▶ Written exercise
Nothing outside the stretch should be returned: give exactly the lines from the line containing "What matplotlib code" through the line containing "ax.spines[side].set_linewidth(1.5)", including both.
• • • • • • •
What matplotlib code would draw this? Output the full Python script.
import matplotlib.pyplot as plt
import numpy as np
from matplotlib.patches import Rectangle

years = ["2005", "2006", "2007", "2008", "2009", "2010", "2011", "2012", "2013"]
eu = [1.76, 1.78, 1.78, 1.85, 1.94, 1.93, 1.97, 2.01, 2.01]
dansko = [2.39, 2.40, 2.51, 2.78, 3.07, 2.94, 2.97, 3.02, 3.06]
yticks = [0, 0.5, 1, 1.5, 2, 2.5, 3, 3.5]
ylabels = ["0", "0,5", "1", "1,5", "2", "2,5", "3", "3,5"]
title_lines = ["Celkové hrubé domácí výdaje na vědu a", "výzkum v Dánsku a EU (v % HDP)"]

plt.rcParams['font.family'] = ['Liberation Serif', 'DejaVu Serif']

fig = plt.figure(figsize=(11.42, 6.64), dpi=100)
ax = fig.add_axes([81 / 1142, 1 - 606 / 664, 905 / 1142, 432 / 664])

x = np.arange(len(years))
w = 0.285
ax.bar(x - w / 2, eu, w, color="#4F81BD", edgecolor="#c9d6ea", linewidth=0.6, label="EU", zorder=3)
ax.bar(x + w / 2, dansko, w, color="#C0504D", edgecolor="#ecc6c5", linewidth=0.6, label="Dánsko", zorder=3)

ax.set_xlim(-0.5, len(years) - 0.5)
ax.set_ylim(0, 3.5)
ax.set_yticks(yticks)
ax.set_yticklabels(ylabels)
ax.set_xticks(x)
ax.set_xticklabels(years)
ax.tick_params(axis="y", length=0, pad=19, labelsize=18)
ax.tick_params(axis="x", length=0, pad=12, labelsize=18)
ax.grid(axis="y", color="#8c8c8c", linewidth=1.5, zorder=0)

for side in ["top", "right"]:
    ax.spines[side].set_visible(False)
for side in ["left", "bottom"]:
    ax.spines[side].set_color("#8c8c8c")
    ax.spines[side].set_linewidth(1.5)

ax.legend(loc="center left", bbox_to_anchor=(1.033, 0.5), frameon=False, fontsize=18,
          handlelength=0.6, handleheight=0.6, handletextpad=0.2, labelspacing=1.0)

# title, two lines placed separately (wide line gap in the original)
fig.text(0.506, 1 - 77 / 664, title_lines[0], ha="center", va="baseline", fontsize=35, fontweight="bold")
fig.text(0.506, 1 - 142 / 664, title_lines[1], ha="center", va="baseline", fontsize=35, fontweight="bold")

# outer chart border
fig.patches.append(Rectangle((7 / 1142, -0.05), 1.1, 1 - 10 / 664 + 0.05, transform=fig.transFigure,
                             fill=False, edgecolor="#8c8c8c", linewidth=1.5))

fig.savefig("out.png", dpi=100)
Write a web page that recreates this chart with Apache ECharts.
• • • • • • •
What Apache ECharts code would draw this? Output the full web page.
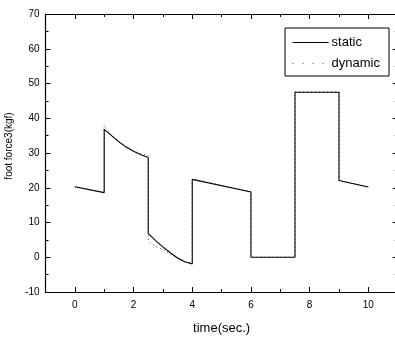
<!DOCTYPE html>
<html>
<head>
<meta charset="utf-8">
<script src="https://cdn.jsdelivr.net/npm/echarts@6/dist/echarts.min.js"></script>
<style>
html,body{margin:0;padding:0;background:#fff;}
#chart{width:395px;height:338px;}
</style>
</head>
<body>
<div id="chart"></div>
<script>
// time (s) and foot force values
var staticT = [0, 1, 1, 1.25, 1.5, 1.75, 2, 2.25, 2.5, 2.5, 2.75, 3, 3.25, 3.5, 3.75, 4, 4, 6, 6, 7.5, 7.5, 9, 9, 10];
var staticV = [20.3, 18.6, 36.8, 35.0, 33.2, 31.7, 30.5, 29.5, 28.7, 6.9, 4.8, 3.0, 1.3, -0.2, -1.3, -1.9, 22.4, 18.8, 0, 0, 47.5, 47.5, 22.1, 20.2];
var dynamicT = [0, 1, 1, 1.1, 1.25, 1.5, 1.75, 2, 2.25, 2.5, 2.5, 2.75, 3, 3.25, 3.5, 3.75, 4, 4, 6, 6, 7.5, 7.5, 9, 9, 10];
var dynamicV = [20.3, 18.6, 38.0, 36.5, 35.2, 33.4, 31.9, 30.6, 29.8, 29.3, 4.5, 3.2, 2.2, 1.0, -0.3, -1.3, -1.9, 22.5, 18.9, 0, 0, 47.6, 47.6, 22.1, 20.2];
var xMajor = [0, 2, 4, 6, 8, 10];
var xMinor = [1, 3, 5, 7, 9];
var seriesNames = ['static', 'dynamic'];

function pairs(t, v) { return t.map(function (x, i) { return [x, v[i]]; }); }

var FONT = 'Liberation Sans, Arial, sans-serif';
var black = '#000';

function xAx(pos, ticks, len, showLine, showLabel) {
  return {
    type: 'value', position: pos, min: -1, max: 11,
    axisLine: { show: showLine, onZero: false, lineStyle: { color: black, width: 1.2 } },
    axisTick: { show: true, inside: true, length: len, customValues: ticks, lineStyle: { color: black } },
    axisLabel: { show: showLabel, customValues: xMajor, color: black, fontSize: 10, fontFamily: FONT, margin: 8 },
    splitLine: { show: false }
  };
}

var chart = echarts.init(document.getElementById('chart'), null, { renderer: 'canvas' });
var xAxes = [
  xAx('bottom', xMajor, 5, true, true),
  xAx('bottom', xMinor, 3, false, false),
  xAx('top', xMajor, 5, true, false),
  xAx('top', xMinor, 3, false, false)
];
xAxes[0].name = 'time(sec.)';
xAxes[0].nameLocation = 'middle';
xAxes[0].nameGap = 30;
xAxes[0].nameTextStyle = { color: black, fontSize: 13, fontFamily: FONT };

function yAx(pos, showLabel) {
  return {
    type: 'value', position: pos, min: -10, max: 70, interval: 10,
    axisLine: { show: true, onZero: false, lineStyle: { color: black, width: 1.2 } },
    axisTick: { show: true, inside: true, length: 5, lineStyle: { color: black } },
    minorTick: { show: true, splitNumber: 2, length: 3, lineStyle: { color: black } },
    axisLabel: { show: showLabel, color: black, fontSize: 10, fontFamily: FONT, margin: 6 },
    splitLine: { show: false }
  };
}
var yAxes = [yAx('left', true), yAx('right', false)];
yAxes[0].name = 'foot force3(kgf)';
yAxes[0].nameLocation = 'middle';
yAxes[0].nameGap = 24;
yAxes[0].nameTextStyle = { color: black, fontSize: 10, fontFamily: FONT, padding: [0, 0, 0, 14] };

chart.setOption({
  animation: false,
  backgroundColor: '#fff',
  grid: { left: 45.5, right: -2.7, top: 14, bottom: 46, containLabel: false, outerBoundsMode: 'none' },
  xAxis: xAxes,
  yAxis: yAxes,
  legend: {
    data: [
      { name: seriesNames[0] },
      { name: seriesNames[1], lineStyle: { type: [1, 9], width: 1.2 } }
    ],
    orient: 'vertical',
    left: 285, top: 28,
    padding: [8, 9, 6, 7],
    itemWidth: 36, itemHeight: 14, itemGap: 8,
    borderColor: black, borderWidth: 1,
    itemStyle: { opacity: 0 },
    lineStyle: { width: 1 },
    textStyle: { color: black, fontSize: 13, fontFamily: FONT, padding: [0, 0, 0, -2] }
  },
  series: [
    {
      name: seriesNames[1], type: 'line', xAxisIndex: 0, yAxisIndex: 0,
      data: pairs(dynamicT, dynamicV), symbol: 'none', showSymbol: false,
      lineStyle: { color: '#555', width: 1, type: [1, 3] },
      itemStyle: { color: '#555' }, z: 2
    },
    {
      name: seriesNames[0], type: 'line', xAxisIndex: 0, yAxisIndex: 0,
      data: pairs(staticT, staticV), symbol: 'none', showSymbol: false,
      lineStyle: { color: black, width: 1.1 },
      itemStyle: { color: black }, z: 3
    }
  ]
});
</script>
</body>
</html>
• • • • • • •
▶ Task result
What matplotlib code would draw this? Output the full Python script.
import matplotlib.pyplot as plt
import numpy as np
from matplotlib.patches import Rectangle

years = ["2005", "2006", "2007", "2008", "2009", "2010", "2011", "2012", "2013"]
eu = [1.76, 1.78, 1.78, 1.85, 1.94, 1.93, 1.97, 2.01, 2.01]
dansko = [2.39, 2.40, 2.51, 2.78, 3.07, 2.94, 2.97, 3.02, 3.06]
yticks = [0, 0.5, 1, 1.5, 2, 2.5, 3, 3.5]
ylabels = ["0", "0,5", "1", "1,5", "2", "2,5", "3", "3,5"]
title_lines = ["Celkové hrubé domácí výdaje na vědu a", "výzkum v Dánsku a EU (v % HDP)"]

plt.rcParams['font.family'] = ['Liberation Serif', 'DejaVu Serif']

fig = plt.figure(figsize=(11.42, 6.64), dpi=100)
ax = fig.add_axes([81 / 1142, 1 - 606 / 664, 905 / 1142, 432 / 664])

x = np.arange(len(years))
w = 0.285
ax.bar(x - w / 2, eu, w, color="#4F81BD", edgecolor="#c9d6ea", linewidth=0.6, label="EU", zorder=3)
ax.bar(x + w / 2, dansko, w, color="#C0504D", edgecolor="#ecc6c5", linewidth=0.6, label="Dánsko", zorder=3)

ax.set_xlim(-0.5, len(years) - 0.5)
ax.set_ylim(0, 3.5)
ax.set_yticks(yticks)
ax.set_yticklabels(ylabels)
ax.set_xticks(x)
ax.set_xticklabels(years)
ax.tick_params(axis="y", length=0, pad=19, labelsize=18)
ax.tick_params(axis="x", length=0, pad=12, labelsize=18)
ax.grid(axis="y", color="#8c8c8c", linewidth=1.5, zorder=0)

for side in ["top", "right"]:
    ax.spines[side].set_visible(False)
for side in ["left", "bottom"]:
    ax.spines[side].set_color("#8c8c8c")
    ax.spines[side].set_linewidth(1.5)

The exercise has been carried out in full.